Bound states in boson impurity models

TL;DR

This paper demonstrates the existence of infinitely many bound states in boson impurity models, introduces a wavefunction family to describe them, and verifies predictions through numerical analysis and potential experimental tests.

Contribution

It reveals the presence of infinite bound states in boson impurity models and proposes a wavefunction approach validated by numerical calculations.

Findings

Infinite bound states exist in certain boson impurity models

A family of wavefunctions accurately describes these bound states

Non-analytical behavior observed in physical quantities as a function of coupling

Abstract

The formation of bound states involving multiple particles underlies many interesting quantum physical phenomena, such as Efimov physics or superconductivity. In this work we show the existence of an infinite number of such states for some boson impurity models. They describe free bosons coupled to an impurity and include some of the most representative models in quantum optics.

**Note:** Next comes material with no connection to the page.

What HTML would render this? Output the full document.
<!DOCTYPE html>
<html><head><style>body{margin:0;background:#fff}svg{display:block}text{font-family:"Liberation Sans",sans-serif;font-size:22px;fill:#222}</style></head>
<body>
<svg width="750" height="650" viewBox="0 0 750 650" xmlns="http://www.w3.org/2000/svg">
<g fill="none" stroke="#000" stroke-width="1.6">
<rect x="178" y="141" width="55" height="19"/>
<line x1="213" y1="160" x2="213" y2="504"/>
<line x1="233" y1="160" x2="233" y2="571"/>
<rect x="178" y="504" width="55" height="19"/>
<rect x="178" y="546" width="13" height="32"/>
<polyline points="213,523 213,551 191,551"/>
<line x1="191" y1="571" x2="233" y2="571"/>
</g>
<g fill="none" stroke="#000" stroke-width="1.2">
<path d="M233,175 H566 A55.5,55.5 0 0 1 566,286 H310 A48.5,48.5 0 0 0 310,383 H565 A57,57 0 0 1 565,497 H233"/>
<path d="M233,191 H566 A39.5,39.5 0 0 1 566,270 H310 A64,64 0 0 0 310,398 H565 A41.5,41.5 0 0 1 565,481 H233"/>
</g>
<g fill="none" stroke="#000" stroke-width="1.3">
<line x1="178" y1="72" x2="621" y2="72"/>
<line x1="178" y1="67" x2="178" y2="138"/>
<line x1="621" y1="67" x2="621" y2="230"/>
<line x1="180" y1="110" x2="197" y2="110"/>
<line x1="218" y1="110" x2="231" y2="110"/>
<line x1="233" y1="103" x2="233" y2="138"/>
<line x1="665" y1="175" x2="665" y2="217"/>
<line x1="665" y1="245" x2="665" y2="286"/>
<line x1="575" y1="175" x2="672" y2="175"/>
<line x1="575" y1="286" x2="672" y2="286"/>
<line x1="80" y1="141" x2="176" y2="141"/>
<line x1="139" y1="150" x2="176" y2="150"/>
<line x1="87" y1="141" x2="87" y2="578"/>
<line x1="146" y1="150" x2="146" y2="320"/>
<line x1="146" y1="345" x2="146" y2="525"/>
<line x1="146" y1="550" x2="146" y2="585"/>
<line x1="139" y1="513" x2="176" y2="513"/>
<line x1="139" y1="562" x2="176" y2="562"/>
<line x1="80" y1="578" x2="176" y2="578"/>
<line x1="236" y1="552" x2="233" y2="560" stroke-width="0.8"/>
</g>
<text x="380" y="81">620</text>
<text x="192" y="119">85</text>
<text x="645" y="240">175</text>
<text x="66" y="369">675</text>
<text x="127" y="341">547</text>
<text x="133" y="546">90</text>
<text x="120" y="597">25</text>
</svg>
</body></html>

We also propose a family of wavefunctions to describe the bound states and verify that it accurately characterizes all parameter regimes by comparing its predictions with exact numerical calculations for a one-dimensional tight-binding Hamiltonian. For that model, we also analyze the nature of the bound states by studying the scaling relations of physical quantities such as the ground state energy and localization length, and find a non-analytical behavior as a function of the coupling strength. Finally, we discuss how to test our theoretical predictions in experimental platforms such as photonic crystal structures and cold atoms in optical lattices.